Vows on G8 'ring of steel' costs
It could be months before the final cost of the G8 is determined, it has been revealed.
Danny Alexander, Chief Secretary to the Treasury, has promised the Government will cover most of the expense of putting a ring of steel around the Northern Ireland conference venue but some already planned expenditure by the Police Service of Northern Ireland (PSNI) will not be reimbursed.
The leaders of the world's eight wealthiest countries will descend upon the luxury Lough Erne golf resort in Co Fermanagh for a two-day economy meeting with thousands of police, army and private security officers present and special courts and prison cells prepared in case planned protests turn violent.
Northern Ireland Justice Minister David Ford said: "I cannot give forecasts of what the overall costs will be because there are sufficiently many undetermined factors which will not be determined until significantly after the conference is over.
"A sum of money will fall to the PSNI and hence to the Department of Justice related to expenditure which would already have been in train, for example a variety of capital programmes which have been accelerated slightly to enable the policing operation to function well during the G8 conference."

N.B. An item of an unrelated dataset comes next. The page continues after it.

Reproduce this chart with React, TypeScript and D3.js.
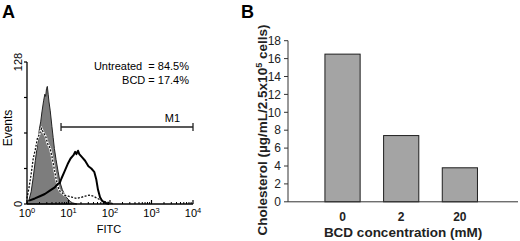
import React, { useEffect, useRef } from "react";
import * as d3 from "d3";

// ---------- Panel A: flow cytometry histogram (x = log10 FITC, y = events) ----------
const xDecades = [0, 1, 2, 3, 4];
const yTicksA = [0, 32, 64, 96, 128];
const yLabelsA = ["0", "128"];

// Control (gray filled)
const controlX = [0.0, 0.05, 0.1, 0.15, 0.2, 0.25, 0.3, 0.33, 0.36, 0.4, 0.43, 0.45, 0.47, 0.49, 0.51, 0.53, 0.56, 0.6, 0.63, 0.66, 0.7, 0.75, 0.8, 0.85, 0.9, 0.95, 1.0, 1.05, 1.1, 1.2];
const controlY = [1, 4, 11, 24, 39, 53, 68, 74, 83, 93, 99, 97, 104, 106, 99, 92, 84, 70, 60, 50, 40, 29, 19, 13, 9, 6, 4, 2, 1, 0];

// BCD treated (dashed)
const bcdX = [0.0, 0.05, 0.1, 0.15, 0.2, 0.25, 0.3, 0.35, 0.4, 0.45, 0.5, 0.55, 0.6, 0.65, 0.7, 0.75, 0.8, 0.85, 0.9, 1.0, 1.1, 1.2, 1.3, 1.4, 1.5, 1.6, 1.7, 1.8, 1.9, 2.0, 2.1];
const bcdY = [5, 15, 27, 41, 49, 59, 63, 68, 64, 61, 54, 51, 43, 33, 23, 15, 11, 10, 8, 7, 6, 5, 6, 7, 8, 7, 5, 3, 2, 1, 0];

// Untreated (thick solid)
const untrX = [0.05, 0.19, 0.31, 0.43, 0.55, 0.67, 0.74, 0.79, 0.83, 0.9, 0.98, 1.05, 1.12, 1.16, 1.19, 1.23, 1.26, 1.33, 1.4, 1.48, 1.55, 1.62, 1.67, 1.71, 1.76, 1.81, 1.88, 1.98];
const untrY = [3, 5, 7, 9, 12, 15, 18, 19, 23, 29, 36, 41, 44, 47, 45, 48, 45, 42, 39, 34, 32, 29, 22, 13, 6, 3, 1, 0];

const statLines = ["Untreated  = 84.5%", "BCD = 17.4%"];
const gateRange = [0.82, 4];
const gateLabel = "M1";

// ---------- Panel B: bar chart ----------
const categories = ["0", "2", "20"];
const cholesterol = [16.5, 7.4, 3.8];
const yTicksB = [0, 2, 4, 6, 8, 10, 12, 14, 16, 18];

const FONT = "'Liberation Sans', Arial, Helvetica, sans-serif";

export default function App() {
  const ref = useRef<SVGSVGElement>(null);

  useEffect(() => {
    const svg = d3.select(ref.current);
    svg.selectAll("*").remove();
    svg.attr("font-family", FONT);

    // ================= Panel A =================
    const gA = svg.append("g");
    const xA = d3.scaleLinear().domain([0, 4]).range([27, 193]);
    const yA = d3.scaleLinear().domain([0, 128]).range([204, 62]);

    gA.append("text").attr("x", 2).attr("y", 18).attr("font-size", 18).attr("font-weight", "bold").text("A");

    // control filled
    const ctl = controlX.map((x, i) => [x, controlY[i]] as [number, number]);
    gA.append("path")
      .datum(ctl)
      .attr("d", d3.area<[number, number]>().x(d => xA(d[0])).y0(yA(0)).y1(d => yA(d[1]))(ctl) as string)
      .attr("fill", "#7d7d7d")
      .attr("stroke", "#222")
      .attr("stroke-width", 1);

    // BCD dashed
    const bcd = bcdX.map((x, i) => [x, bcdY[i]] as [number, number]);
    const line = d3.line<[number, number]>().x(d => xA(d[0])).y(d => yA(d[1]));
    gA.append("path").attr("d", line(bcd) as string)
      .attr("fill", "none").attr("stroke", "#fff").attr("stroke-width", 2.2);
    gA.append("path").attr("d", line(bcd) as string)
      .attr("fill", "none").attr("stroke", "#111").attr("stroke-width", 1.3).attr("stroke-dasharray", "2,1.5");

    // Untreated thick
    const un = untrX.map((x, i) => [x, untrY[i]] as [number, number]);
    gA.append("path").attr("d", line(un) as string)
      .attr("fill", "none").attr("stroke", "#000").attr("stroke-width", 2).attr("stroke-linejoin", "round");

    // axes
    gA.append("line").attr("x1", xA(0)).attr("x2", xA(0)).attr("y1", yA(128)).attr("y2", yA(0)).attr("stroke", "#000").attr("stroke-width", 1.3);
    gA.append("line").attr("x1", xA(0)).attr("x2", xA(4)).attr("y1", yA(0)).attr("y2", yA(0)).attr("stroke", "#000").attr("stroke-width", 1.3);
    yTicksA.forEach(t => {
      gA.append("line").attr("x1", xA(0) - 3).attr("x2", xA(0)).attr("y1", yA(t)).attr("y2", yA(t)).attr("stroke", "#000").attr("stroke-width", 1.2);
    });
    [0, 128].forEach((t, i) => {
      gA.append("text")
        .attr("transform", `translate(${xA(0) - 5},${yA(t)}) rotate(-90)`)
        .attr("text-anchor", "middle").attr("font-size", 11).text(yLabelsA[i]);
    });
    // x ticks (major + minor)
    xDecades.forEach(dc => {
      gA.append("line").attr("x1", xA(dc)).attr("x2", xA(dc)).attr("y1", yA(0)).attr("y2", yA(0) - 4).attr("stroke", "#000").attr("stroke-width", 1.2);
      if (dc < 4) {
        for (let m = 2; m <= 9; m++) {
          const lx = xA(dc + Math.log10(m));
          gA.append("line").attr("x1", lx).attr("x2", lx).attr("y1", yA(0)).attr("y2", yA(0) - 2).attr("stroke", "#000").attr("stroke-width", 1);
        }
      }
      const t = gA.append("text").attr("x", xA(dc)).attr("y", 217).attr("text-anchor", "middle").attr("font-size", 11);
      t.append("tspan").text("10");
      t.append("tspan").attr("dy", -4).attr("font-size", 7.5).text(String(dc));
    });
    gA.append("text").attr("x", 109).attr("y", 233).attr("text-anchor", "middle").attr("font-size", 11).text("FITC");
    gA.append("text").attr("transform", `translate(12,128) rotate(-90)`).attr("text-anchor", "middle").attr("font-size", 12).text("Events");

    // stats text
    statLines.forEach((s, i) => {
      gA.append("text").attr("x", 189).attr("y", 70 + i * 13.5).attr("text-anchor", "end").attr("font-size", 11)
        .style("white-space", "pre").text(s);
    });

    // gate M1
    const gy = 127;
    gA.append("line").attr("x1", xA(gateRange[0])).attr("x2", xA(gateRange[1])).attr("y1", gy).attr("y2", gy).attr("stroke", "#222").attr("stroke-width", 1.5);
    gateRange.forEach(g => {
      gA.append("line").attr("x1", xA(g)).attr("x2", xA(g)).attr("y1", gy - 4).attr("y2", gy + 4).attr("stroke", "#222").attr("stroke-width", 1.3);
    });
    gA.append("text").attr("x", xA(gateRange[1]) - 12).attr("y", gy - 5).attr("text-anchor", "end").attr("font-size", 11).text(gateLabel).attr("x", xA(gateRange[1]) - 13);

    // ================= Panel B =================
    const gB = svg.append("g");
    const yB = d3.scaleLinear().domain([0, 18]).range([201.8, 40.7]);
    const xB = d3.scaleBand<string>().domain(categories).range([313.2, 489.2]).paddingInner(0.4).paddingOuter(0.2);

    gB.append("text").attr("x", 241).attr("y", 18).attr("font-size", 18).attr("font-weight", "bold").text("B");

    categories.forEach((c, i) => {
      gB.append("rect")
        .attr("x", xB(c)!).attr("width", xB.bandwidth())
        .attr("y", yB(cholesterol[i])).attr("height", yB(0) - yB(cholesterol[i]))
        .attr("fill", "#a4a4a4").attr("stroke", "#1e1e1e").attr("stroke-width", 1);
      gB.append("text").attr("x", xB(c)! + xB.bandwidth() / 2).attr("y", 221).attr("text-anchor", "middle")
        .attr("font-size", 12).attr("font-weight", "bold").attr("fill", "#222").text(c);
    });

    gB.append("line").attr("x1", 288).attr("x2", 288).attr("y1", yB(18)).attr("y2", yB(0)).attr("stroke", "#333").attr("stroke-width", 1);
    gB.append("line").attr("x1", 288).attr("x2", 518).attr("y1", yB(0)).attr("y2", yB(0)).attr("stroke", "#333").attr("stroke-width", 1);
    yTicksB.forEach(t => {
      gB.append("line").attr("x1", 284).attr("x2", 288).attr("y1", yB(t)).attr("y2", yB(t)).attr("stroke", "#333").attr("stroke-width", 1);
      gB.append("text").attr("x", 281).attr("y", yB(t) + 4.2).attr("text-anchor", "end").attr("font-size", 12).attr("fill", "#222").text(String(t));
    });

    gB.append("text").attr("x", 403).attr("y", 237).attr("text-anchor", "middle").attr("font-size", 13.5).attr("font-weight", "bold").attr("fill", "#222")
      .text("BCD concentration (mM)");

    const yt = gB.append("text").attr("transform", `translate(267,130) rotate(-90)`).attr("text-anchor", "middle")
      .attr("font-size", 13.5).attr("font-weight", "bold").attr("fill", "#222");
    yt.append("tspan").text("Cholesterol (µg/mL/2.5x10");
    yt.append("tspan").attr("dy", -5).attr("font-size", 9).text("5");
    yt.append("tspan").attr("dy", 5).text(" cells)");
  }, []);

  return (
    <svg ref={ref} width={520} height={241} style={{ position: "absolute", left: 0, top: 0, background: "#fff" }} />
  );
}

Sixteen judges have been put on rota to preside over potential all-day special court sittings to deal with arrested protesters, authorities have revealed.
Extra magistrates are on stand-by if the eight courts dedicated to G8-related disorder charges - located at three sites across Northern Ireland - are unable to cope with the volume of cases coming before them.
The criminal justice planning will also see additional Public Prosecution Service (PSS) lawyers and support staff on duty at the courts and at two specialist police custody facilities, which have a combined capacity of 260, in Omagh, Co Tyrone and Belfast.
With next week's meeting of the world's most powerful political leaders being held at Lough Erne Golf Resort, authorities expect nearby Enniskillen and Belfast to attract most protesters.
The PPS, Police Service of Northern Ireland, and the NI Courts and Tribunals Service have been holding regular meetings since January to devise a strategy to deal with a potential influx of criminal cases.